The Union: The Business Behind Getting High – Assignment Example

The Union: The Business Behind Getting High The purpose of this paper is to provide answers to seven questions relating to economic principles foundin the film “The Union: The Business Behind Getting High.”
It is the case that the film identified that a pound of Marijuana was worth more than a pound of gold. The reasoning behind this that there is relatively little competition in the production of this product and it is the case that all production must be completed in secrecy. Moreover there are high costs associated with smuggling the product a cross borders. In essence this creates as the film identifies “An artificially inflated value of the drug.”
The reasoning why marijuana prohibitions is considered a “Gift of revenue to organized crime” is because given the high rate of return on the substance and the fact that there is no legal alternative for the product it is the case that marijuana provides a substantial income for organized crime and lead them to pursue policies that would by extension be illegal to protect their business interests.
A government organization that would benefit from the war on drugs would be the Drug Enforcement Administration (DEA) in the United States. In this circumstance the organization gets large federal subsidies from taxpayer dollars. However at the micro scale two organizations that might benefit from the war on drugs would be banks that receive deposits from illicit drug sales, moreover real estate brokers that deal in properties that are sold for the purpose of growing drugs.
In terms of the demand curve for legalized marijuana, legalization eliminates the risk of penalties which should make the full price of the product fall and ultimately cause a downward movement along the demand curve. Theoretically this would bring with it a decrease in price and an increase in demand (Assuming externalities such as taxes are not imposed) which would shift the whole demand curve to the right and ultimately would present an slope that is at an equilibrium that is lower on the y [price] axis and more to the right on the x [quantity demanded] axis which theoretically would have a slope that is flatter than what is compared to illegal marijuana.
Theoretically, major opportunity costs associated with government enforcing laws against marijuana growth, consumption and trade would be the allocation of public funds to anything more beneficial to society. Three such examples would be healthcare, pubic infrastructure and even national defense.
If I had 10,000,000 to invest in order to get the highest legal return would be the building of a private prison. The United States has one of the highest rates of incarceration in the world at 726 people per 100,000 people which means large subsidies for minor offences.

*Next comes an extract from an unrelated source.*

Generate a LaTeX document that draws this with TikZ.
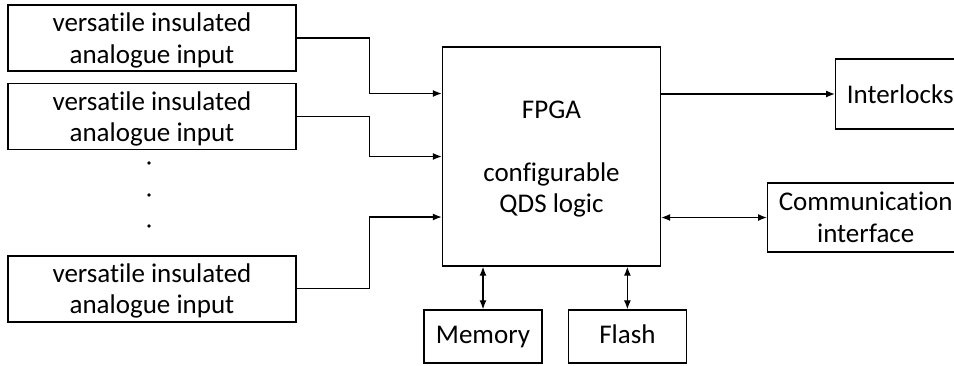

Overall I quite enjoyed the movie. The film effectively emphasizes a number of important dichotomies such as the fact that hemp was one of the most important crops in American history and how its growth had been banned. Moreover it has become abundantly clear that marijuana is not nearly as detrimental to one’s health as alcohol or tobacco yet these are perfectly legal substances. I do think that there were some elements missing from this film. At its very worst the film highlights a loose association with habitual use of marijuana and schizophrenia, however the film stated that no deaths can be conclusively linked to marijuana use, yet it failed to take into consideration accident rates such as when people use marijuana and then get into a vehicle accident. Other than that I felt that I learned a lot.